Unified Direction for UKIP?!!!

“The National Executive Committee proposed a vote of thanks to Gerard Batten for his steadfast determination over the past year but are equally determined that it is time for a more unified direction for UKIP.”

There can be no doubt that there are divisions and fault lines in UKIP.   A lot of these issues have been referred to in Piers’s email and my response to it.  Such divisions are not a sign of weakness but rather of a robust strength where party members feel free to express their views openly in the same way as UKIP advocates for all UK citizens.  Unfortunately, the NEC decision is driving a less wholesome wedge through the party. 

A final word (or a few more) from me:

UKIP is needed now more than ever.  Of course, Brexit is an issue of primary concern and we must not cease to do what we can to ensure a real UK withdrawal from the European Union.  But we do not have the luxury of dealing with one issue, no matter how important, at a time.  Watching the deteriorating UK wide situation from a Ulster perspective I cannot fail to notice how serious mistakes in dealing with terror and public division here during the final 3 decades of the 20th Century are being repeated willy-nilly by today’s political class in dealing with the collapse of order throughout the UK.  Only UKIP has the courage and philosophy to combat this trend.

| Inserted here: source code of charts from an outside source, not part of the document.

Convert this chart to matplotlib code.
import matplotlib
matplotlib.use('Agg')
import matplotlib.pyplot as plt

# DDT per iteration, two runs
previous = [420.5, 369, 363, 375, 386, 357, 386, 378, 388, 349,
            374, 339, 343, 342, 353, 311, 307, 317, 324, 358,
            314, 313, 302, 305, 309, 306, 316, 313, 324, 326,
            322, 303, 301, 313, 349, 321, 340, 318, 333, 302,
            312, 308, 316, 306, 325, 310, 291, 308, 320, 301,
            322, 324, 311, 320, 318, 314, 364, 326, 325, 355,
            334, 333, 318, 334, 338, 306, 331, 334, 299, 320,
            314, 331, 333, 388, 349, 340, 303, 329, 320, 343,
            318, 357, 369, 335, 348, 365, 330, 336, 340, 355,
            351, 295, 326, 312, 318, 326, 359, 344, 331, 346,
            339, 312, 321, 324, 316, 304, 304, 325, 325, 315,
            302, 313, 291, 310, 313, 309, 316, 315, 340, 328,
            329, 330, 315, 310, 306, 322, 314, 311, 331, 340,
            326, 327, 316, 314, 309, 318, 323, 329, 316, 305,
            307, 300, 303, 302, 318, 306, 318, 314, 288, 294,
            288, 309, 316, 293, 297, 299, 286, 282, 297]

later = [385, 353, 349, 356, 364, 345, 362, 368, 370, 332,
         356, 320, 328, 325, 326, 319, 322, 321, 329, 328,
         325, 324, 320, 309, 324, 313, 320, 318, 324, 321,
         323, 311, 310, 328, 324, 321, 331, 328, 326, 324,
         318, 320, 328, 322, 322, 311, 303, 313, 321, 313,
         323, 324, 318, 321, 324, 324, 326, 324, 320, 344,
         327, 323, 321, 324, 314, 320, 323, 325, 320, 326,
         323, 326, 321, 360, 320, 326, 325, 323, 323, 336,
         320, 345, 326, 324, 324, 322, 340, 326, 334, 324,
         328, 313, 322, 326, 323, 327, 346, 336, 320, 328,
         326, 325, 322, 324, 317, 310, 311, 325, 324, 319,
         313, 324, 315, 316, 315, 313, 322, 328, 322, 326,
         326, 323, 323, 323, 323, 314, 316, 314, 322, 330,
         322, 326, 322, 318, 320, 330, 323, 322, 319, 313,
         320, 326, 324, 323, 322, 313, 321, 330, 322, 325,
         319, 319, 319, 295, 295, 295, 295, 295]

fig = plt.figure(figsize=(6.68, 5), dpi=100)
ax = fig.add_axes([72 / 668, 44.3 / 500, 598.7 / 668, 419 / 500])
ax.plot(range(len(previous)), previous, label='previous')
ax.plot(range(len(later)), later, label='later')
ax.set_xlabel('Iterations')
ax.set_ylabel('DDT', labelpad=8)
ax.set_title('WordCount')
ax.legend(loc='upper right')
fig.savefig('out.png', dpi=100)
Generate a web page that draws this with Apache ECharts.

UKIP must be prepared to be both a serious political party contesting elections to win and a strong street activist organisation prepared, within the law, to combat the erosion of rights and responsibilities of the ordinary citizen.  There are not enough UKIP activists at present to do this without allies.  We must be far less fussy about who we are marching beside.

To all UKIP members I say – whatever your views on this latest Leadership debacle, stay with the party and help build it into the force it is destined to be.

Incidentally, for the record, I had already decided to give my first preference vote to a candidate other than Gerard. That remains the case but I must admit that Piers Wauchope’s email was certainly a strong endorsement for gerard. even though he thought otherwise.